Jaksa Penuntut Umum (JPU) menghadirkan tiga orang saksi ahli, yakni ahli hukum pidana Universitas Islam Indonesia (UII) Yogyakarta Mudzakir, ahli keuangan negara Eko Sambodo, dan dosen Yayasan Internal Audit Saleh Basyir.

Terdakwa yang hadir Direktur Utama PT Hanson Internasional Tbk Benny Tjokrosaputro (Bentjok), Presiden Komisaris PT Trada Alam Minera Tbk Heru Hidayat, dan Direktur PT Maxima Integra Joko Hartono Tirto.

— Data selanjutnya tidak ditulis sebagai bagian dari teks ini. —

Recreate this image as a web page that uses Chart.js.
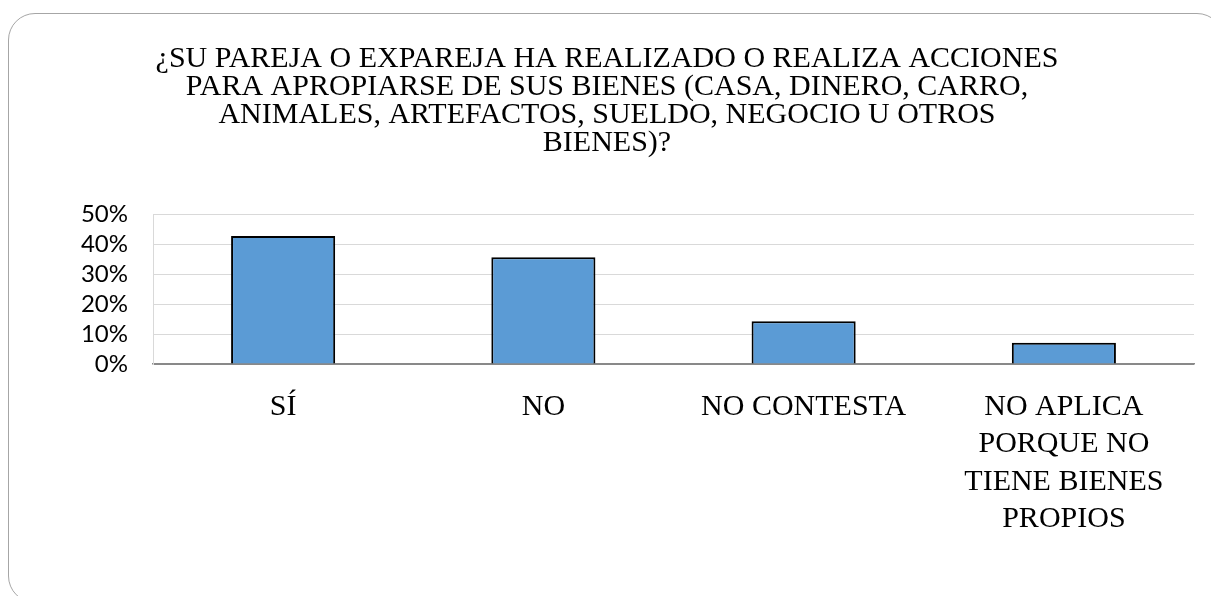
<!DOCTYPE html>
<html lang="es">
<head>
    <meta charset="UTF-8">
    <title>Apropiación de bienes</title>
    <script src="https://cdn.jsdelivr.net/npm/chart.js@4.4.1/dist/chart.umd.min.js"></script>
    <style>
        html, body { margin: 0; padding: 0; background: #fff; overflow: hidden; }
        .frame {
            position: absolute;
            left: 8px; top: 13px;
            width: 1216px; height: 590px;
            border: 1.5px solid #a6a6a6;
            border-radius: 27px;
            box-sizing: border-box;
        }
        .wrap { position: absolute; left: 0; top: 0; width: 1211px; height: 596px; }
    </style>
</head>
<body>
    <div class="frame"></div>
    <div class="wrap"><canvas id="chart"></canvas></div>

    <script>
        const categories = ['SÍ', 'NO', 'NO CONTESTA', ['NO APLICA', 'PORQUE NO', 'TIENE BIENES', 'PROPIOS']];
        const values = [42.86, 35.71, 14.29, 7.14];
        const yTicks = [0, 10, 20, 30, 40, 50];
        const titleLines = [
            '¿SU PAREJA O EXPAREJA HA REALIZADO O REALIZA ACCIONES',
            'PARA APROPIARSE DE SUS BIENES (CASA, DINERO, CARRO,',
            'ANIMALES, ARTEFACTOS, SUELDO, NEGOCIO U OTROS',
            'BIENES)?'
        ];

        const serif = "'Liberation Serif', 'Times New Roman', serif";

        new Chart(document.getElementById('chart'), {
            type: 'bar',
            data: {
                labels: categories,
                datasets: [{
                    data: values,
                    backgroundColor: '#5b9bd5',
                    borderColor: '#000',
                    borderWidth: 2,
                    barPercentage: 0.4,
                    categoryPercentage: 1
                }]
            },
            options: {
                responsive: true,
                maintainAspectRatio: false,
                animation: false,
                layout: { padding: { left: 20, right: 17, top: 0, bottom: 64 } },
                plugins: {
                    legend: { display: false },
                    tooltip: { enabled: false },
                    title: {
                        display: true,
                        text: titleLines,
                        color: '#000',
                        font: { family: serif, size: 30, weight: 'normal', lineHeight: 0.93 },
                        padding: { top: 45, bottom: 58 }
                    }
                },
                scales: {
                    x: {
                        afterFit: (scale) => { scale.height = 168; },
                        grid: { display: false, drawTicks: false },
                        border: { display: true, color: '#898989', width: 1.5 },
                        ticks: {
                            color: '#000',
                            font: { family: serif, size: 30, lineHeight: 1.25 },
                            padding: 24,
                            maxRotation: 0,
                            autoSkip: false
                        }
                    },
                    y: {
                        min: 0,
                        max: 50,
                        afterFit: (scale) => { scale.width = 133; },
                        afterBuildTicks: (scale) => { scale.ticks = yTicks.map(v => ({ value: v })); },
                        grid: {
                            drawTicks: false,
                            color: (ctx) => ctx.tick && ctx.tick.value === 0 ? '#898989' : '#d9d9d9',
                            lineWidth: 1
                        },
                        border: { display: true, color: '#d9d9d9', width: 1 },
                        ticks: {
                            color: '#000',
                            font: { family: 'Lato', size: 24 },
                            padding: 25,
                            autoSkip: false,
                            callback: (v) => v + '%'
                        }
                    }
                }
            }
        });
    </script>
</body>
</html>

JPU Ahmad Roni mempertanyakan perbedaan dari tindak pidana korupsi dan tindak pidana pencucian uang kepada Mudzakir.

Pertanyaan jaksa, bila seseorang bernama A terbukti melakukan tindak pidana korupsi dan diduga juga melakukan tindak pidana pencucian uang, namun si A tidak ada upaya untuk menyembunyikan atau menyamarkan asal usul dari harta yang diperoleh dari hasil korupsi tersebut. Ia malah memakai secara terang-terangan uang hasil korupsinya untuk membiayai usahanya, membangun proyek dan sebagainya. Apakah hal seperti itu dapat digolongkan sebagai tindak pidana pencucian uang?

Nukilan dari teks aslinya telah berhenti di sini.